begin PROVIDED ENTRIES

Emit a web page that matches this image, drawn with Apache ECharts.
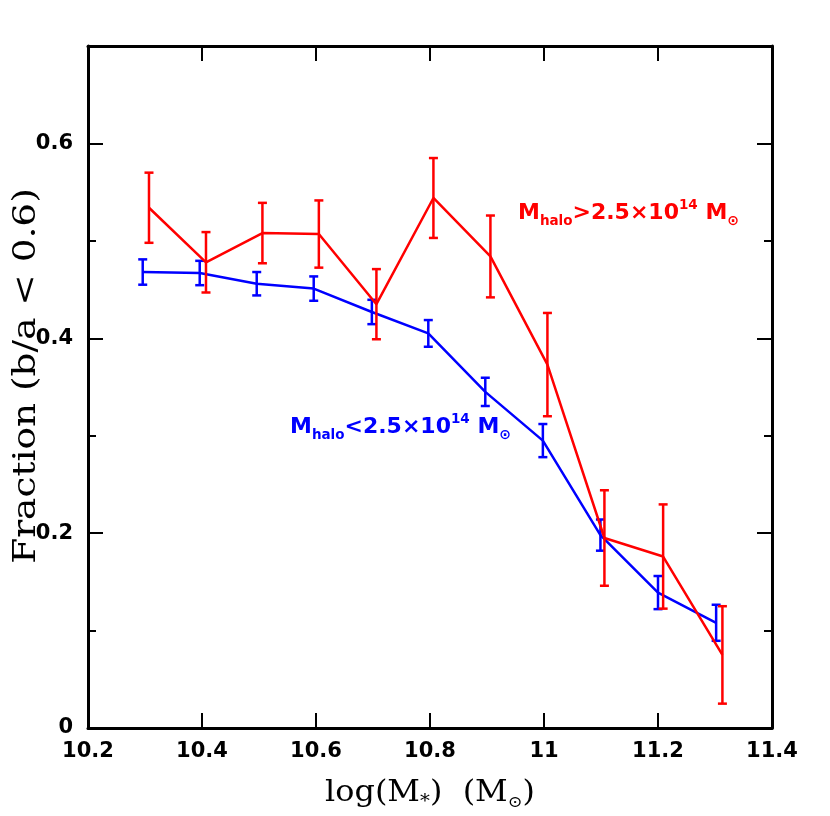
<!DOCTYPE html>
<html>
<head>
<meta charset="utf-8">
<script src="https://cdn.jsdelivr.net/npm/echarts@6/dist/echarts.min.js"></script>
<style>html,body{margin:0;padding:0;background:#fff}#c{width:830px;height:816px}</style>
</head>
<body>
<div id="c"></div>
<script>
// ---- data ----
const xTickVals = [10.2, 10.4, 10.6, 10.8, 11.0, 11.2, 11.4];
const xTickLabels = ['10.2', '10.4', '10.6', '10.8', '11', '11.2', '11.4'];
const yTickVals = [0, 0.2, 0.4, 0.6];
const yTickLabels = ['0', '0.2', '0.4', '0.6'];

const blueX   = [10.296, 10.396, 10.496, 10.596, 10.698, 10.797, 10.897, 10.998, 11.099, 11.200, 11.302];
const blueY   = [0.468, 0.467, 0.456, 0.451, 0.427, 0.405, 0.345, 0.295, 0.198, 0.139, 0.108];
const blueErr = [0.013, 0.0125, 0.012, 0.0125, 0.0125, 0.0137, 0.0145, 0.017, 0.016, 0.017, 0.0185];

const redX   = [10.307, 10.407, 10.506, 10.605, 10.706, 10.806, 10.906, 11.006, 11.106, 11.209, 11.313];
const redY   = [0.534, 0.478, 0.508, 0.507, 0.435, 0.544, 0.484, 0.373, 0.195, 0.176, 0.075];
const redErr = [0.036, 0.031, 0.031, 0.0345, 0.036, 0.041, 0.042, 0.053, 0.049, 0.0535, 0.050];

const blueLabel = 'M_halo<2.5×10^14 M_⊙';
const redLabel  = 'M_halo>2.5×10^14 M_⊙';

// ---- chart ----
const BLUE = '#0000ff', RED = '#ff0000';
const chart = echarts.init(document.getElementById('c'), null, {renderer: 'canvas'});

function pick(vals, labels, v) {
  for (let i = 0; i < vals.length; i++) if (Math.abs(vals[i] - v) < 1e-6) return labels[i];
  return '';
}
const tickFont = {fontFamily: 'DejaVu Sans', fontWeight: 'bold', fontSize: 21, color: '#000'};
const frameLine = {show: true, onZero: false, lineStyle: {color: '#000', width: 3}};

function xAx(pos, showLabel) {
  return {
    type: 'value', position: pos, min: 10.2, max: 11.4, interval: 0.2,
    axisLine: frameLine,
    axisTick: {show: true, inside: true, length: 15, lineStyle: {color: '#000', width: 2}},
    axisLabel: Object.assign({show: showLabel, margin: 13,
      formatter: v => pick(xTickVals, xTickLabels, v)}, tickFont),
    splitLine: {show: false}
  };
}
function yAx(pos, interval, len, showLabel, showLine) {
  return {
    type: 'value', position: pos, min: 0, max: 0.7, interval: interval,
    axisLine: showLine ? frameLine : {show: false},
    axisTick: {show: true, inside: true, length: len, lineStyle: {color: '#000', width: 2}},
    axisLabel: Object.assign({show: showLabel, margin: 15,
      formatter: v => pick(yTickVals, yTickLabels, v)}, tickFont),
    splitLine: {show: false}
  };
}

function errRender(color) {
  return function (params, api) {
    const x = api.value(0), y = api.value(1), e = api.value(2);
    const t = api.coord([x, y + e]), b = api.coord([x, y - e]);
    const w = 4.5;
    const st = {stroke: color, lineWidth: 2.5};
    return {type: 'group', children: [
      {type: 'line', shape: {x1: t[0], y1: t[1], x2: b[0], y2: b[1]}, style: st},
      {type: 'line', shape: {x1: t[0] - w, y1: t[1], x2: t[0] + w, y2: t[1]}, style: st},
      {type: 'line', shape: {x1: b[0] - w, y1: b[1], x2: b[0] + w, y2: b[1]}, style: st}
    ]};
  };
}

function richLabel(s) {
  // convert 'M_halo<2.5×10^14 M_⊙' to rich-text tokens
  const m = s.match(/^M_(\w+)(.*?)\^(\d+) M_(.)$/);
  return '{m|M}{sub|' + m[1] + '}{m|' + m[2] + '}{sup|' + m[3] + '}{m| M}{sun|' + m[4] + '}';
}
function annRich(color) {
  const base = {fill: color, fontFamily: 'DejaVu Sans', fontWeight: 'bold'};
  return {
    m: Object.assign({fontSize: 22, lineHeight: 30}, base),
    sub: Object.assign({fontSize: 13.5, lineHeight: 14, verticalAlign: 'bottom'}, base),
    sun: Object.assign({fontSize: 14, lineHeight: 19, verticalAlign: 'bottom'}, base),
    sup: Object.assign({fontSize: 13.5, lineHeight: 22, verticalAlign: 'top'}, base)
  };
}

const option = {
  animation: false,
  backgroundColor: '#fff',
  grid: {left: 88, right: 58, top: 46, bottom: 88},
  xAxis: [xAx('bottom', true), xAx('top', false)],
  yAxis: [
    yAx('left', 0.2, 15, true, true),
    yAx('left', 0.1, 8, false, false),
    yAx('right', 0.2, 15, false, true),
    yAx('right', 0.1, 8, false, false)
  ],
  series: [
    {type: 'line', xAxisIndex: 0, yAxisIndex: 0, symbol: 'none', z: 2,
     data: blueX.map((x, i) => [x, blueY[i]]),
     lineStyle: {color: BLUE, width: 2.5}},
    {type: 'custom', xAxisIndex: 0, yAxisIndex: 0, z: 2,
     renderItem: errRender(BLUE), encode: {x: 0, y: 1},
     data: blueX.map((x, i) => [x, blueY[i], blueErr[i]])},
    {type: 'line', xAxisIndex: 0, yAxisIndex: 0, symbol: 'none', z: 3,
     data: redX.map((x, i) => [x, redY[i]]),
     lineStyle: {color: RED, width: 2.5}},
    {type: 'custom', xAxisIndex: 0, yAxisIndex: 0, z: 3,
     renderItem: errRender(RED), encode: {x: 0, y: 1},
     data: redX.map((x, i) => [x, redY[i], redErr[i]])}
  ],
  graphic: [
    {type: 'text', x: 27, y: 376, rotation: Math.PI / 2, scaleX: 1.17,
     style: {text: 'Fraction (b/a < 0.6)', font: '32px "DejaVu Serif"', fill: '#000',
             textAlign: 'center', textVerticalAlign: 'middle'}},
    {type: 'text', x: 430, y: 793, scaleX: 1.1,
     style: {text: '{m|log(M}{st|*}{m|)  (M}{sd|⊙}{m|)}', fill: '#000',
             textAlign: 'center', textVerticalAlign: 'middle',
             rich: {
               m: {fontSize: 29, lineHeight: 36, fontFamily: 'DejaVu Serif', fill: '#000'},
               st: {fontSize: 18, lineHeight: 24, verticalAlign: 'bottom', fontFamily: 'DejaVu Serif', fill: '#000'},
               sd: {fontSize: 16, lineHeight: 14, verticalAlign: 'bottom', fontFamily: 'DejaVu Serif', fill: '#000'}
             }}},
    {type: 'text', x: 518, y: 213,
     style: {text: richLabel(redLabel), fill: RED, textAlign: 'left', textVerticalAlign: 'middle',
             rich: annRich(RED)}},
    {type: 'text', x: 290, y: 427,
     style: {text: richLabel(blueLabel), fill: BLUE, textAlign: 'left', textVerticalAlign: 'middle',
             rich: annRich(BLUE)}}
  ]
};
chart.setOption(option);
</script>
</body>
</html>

end PROVIDED ENTRIES
begin PROVIDED ENTRIES

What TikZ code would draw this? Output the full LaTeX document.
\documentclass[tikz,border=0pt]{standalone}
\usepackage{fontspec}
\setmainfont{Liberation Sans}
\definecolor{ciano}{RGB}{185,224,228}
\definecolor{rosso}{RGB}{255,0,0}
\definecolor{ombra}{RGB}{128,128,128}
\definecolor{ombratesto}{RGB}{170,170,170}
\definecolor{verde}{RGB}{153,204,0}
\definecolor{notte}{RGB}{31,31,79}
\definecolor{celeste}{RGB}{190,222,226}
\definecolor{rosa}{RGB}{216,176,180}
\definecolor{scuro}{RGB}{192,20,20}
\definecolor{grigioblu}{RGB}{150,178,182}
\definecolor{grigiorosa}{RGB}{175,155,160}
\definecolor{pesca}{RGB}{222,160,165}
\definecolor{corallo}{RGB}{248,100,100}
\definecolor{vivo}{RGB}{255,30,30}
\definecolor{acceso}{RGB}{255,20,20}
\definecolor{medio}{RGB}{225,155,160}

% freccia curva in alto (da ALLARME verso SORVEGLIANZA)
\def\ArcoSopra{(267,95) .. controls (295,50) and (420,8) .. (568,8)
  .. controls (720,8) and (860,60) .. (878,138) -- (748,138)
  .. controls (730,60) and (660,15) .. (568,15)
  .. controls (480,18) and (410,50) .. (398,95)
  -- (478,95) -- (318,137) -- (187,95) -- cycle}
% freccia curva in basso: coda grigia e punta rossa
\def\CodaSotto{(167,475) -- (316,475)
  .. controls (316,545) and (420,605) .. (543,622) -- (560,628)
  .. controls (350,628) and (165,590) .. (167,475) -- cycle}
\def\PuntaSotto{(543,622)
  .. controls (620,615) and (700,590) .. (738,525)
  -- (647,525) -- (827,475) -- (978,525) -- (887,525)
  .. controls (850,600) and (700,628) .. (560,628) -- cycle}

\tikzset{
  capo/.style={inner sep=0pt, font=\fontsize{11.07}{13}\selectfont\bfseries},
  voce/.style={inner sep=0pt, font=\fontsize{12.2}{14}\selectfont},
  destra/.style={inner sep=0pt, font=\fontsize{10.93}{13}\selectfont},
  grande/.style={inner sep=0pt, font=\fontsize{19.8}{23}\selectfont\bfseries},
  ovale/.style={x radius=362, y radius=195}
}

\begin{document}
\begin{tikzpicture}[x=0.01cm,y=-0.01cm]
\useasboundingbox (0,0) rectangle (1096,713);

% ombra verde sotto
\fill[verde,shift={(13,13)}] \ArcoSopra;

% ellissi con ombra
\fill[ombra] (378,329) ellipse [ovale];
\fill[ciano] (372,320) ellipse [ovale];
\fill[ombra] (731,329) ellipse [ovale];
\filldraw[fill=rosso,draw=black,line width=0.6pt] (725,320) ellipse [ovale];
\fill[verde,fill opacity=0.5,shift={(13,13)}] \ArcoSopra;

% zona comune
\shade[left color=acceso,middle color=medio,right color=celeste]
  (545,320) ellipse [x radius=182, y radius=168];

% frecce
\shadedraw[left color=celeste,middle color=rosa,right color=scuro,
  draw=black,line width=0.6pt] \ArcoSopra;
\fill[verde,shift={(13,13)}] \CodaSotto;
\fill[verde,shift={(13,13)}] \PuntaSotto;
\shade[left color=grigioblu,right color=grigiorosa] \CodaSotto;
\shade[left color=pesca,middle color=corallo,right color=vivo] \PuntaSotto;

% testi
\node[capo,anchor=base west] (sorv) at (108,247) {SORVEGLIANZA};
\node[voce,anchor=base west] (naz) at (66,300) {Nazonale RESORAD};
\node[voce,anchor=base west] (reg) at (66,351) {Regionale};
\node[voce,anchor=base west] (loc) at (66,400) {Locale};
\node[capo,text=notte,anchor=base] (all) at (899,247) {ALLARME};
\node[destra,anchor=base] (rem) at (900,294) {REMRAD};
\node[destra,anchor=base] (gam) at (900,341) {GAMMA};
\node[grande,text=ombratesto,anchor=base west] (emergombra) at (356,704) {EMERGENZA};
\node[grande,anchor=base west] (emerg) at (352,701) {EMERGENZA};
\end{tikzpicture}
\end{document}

end PROVIDED ENTRIES
begin PROVIDED ENTRIES

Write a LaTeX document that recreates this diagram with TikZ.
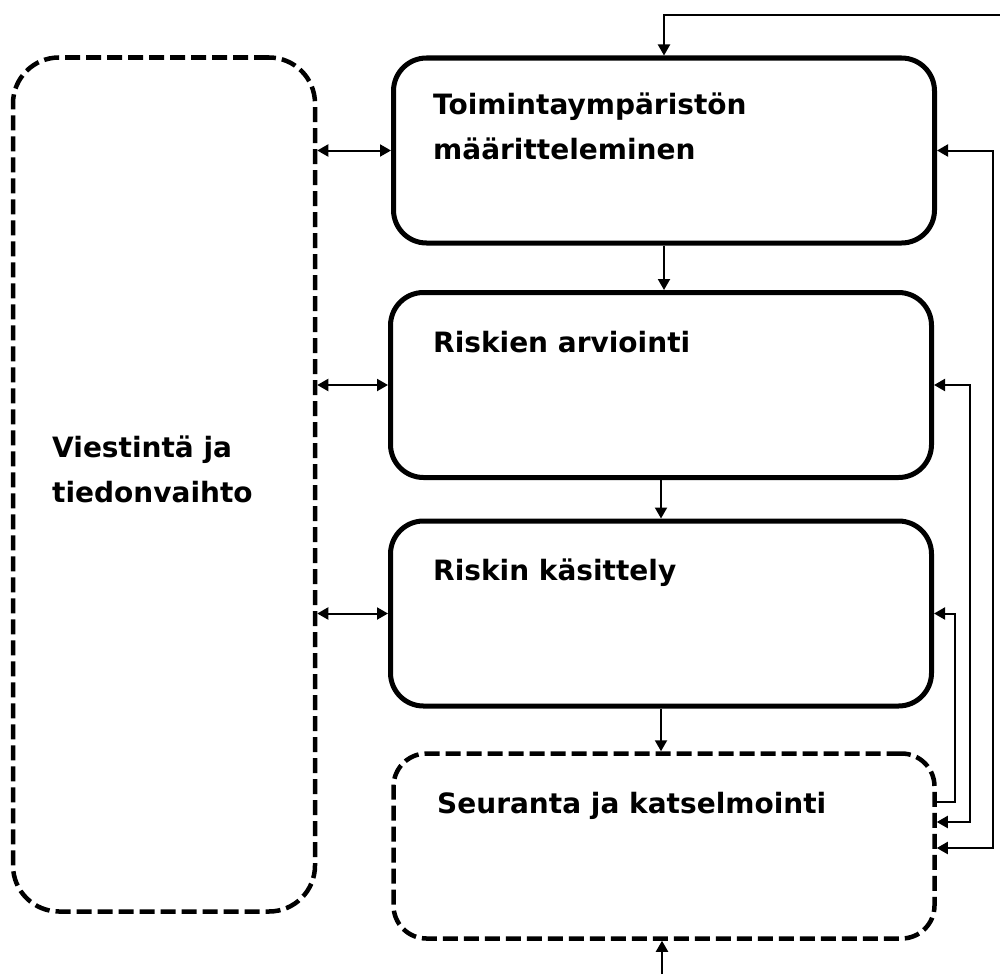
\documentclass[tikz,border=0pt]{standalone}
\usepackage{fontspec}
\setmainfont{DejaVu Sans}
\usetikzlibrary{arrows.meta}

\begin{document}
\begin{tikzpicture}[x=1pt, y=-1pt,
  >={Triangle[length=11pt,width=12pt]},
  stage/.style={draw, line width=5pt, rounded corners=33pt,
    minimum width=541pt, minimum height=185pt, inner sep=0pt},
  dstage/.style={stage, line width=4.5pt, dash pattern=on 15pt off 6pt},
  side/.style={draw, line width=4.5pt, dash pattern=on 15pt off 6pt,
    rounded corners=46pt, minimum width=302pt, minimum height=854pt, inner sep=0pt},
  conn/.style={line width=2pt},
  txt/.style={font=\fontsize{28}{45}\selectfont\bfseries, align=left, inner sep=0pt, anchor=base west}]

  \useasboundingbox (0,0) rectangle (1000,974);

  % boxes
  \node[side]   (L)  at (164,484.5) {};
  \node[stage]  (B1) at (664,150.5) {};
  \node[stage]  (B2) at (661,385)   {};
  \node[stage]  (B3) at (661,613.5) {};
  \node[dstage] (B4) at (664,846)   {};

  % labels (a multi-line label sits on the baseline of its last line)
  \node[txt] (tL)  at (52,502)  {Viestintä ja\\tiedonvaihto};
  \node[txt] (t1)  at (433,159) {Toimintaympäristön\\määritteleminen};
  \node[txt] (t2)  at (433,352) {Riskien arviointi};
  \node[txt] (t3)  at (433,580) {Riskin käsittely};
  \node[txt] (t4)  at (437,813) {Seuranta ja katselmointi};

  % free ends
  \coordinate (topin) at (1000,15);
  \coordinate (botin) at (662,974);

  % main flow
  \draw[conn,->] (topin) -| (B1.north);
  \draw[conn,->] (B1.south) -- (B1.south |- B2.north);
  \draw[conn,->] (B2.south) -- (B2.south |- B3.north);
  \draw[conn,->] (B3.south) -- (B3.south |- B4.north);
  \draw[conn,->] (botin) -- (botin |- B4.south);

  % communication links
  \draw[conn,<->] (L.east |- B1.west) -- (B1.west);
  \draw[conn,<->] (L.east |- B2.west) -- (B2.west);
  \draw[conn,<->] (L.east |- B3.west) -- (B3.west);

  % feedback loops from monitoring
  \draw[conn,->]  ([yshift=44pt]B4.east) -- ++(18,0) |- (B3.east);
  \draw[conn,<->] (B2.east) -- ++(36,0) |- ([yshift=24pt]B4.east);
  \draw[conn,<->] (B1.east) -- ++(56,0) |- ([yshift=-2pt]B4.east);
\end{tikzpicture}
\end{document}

end PROVIDED ENTRIES

■ GIVEN REQUEST: Your task is to repeat the lines from the one containing "What TikZ code" to the one containing "(0,0) rectangle (1096,713);", both lines included. Leave out every other line.

■ RESULT FOR THIS TASK:
What TikZ code would draw this? Output the full LaTeX document.
\documentclass[tikz,border=0pt]{standalone}
\usepackage{fontspec}
\setmainfont{Liberation Sans}
\definecolor{ciano}{RGB}{185,224,228}
\definecolor{rosso}{RGB}{255,0,0}
\definecolor{ombra}{RGB}{128,128,128}
\definecolor{ombratesto}{RGB}{170,170,170}
\definecolor{verde}{RGB}{153,204,0}
\definecolor{notte}{RGB}{31,31,79}
\definecolor{celeste}{RGB}{190,222,226}
\definecolor{rosa}{RGB}{216,176,180}
\definecolor{scuro}{RGB}{192,20,20}
\definecolor{grigioblu}{RGB}{150,178,182}
\definecolor{grigiorosa}{RGB}{175,155,160}
\definecolor{pesca}{RGB}{222,160,165}
\definecolor{corallo}{RGB}{248,100,100}
\definecolor{vivo}{RGB}{255,30,30}
\definecolor{acceso}{RGB}{255,20,20}
\definecolor{medio}{RGB}{225,155,160}

% freccia curva in alto (da ALLARME verso SORVEGLIANZA)
\def\ArcoSopra{(267,95) .. controls (295,50) and (420,8) .. (568,8)
  .. controls (720,8) and (860,60) .. (878,138) -- (748,138)
  .. controls (730,60) and (660,15) .. (568,15)
  .. controls (480,18) and (410,50) .. (398,95)
  -- (478,95) -- (318,137) -- (187,95) -- cycle}
% freccia curva in basso: coda grigia e punta rossa
\def\CodaSotto{(167,475) -- (316,475)
  .. controls (316,545) and (420,605) .. (543,622) -- (560,628)
  .. controls (350,628) and (165,590) .. (167,475) -- cycle}
\def\PuntaSotto{(543,622)
  .. controls (620,615) and (700,590) .. (738,525)
  -- (647,525) -- (827,475) -- (978,525) -- (887,525)
  .. controls (850,600) and (700,628) .. (560,628) -- cycle}

\tikzset{
  capo/.style={inner sep=0pt, font=\fontsize{11.07}{13}\selectfont\bfseries},
  voce/.style={inner sep=0pt, font=\fontsize{12.2}{14}\selectfont},
  destra/.style={inner sep=0pt, font=\fontsize{10.93}{13}\selectfont},
  grande/.style={inner sep=0pt, font=\fontsize{19.8}{23}\selectfont\bfseries},
  ovale/.style={x radius=362, y radius=195}
}

\begin{document}
\begin{tikzpicture}[x=0.01cm,y=-0.01cm]
\useasboundingbox (0,0) rectangle (1096,713);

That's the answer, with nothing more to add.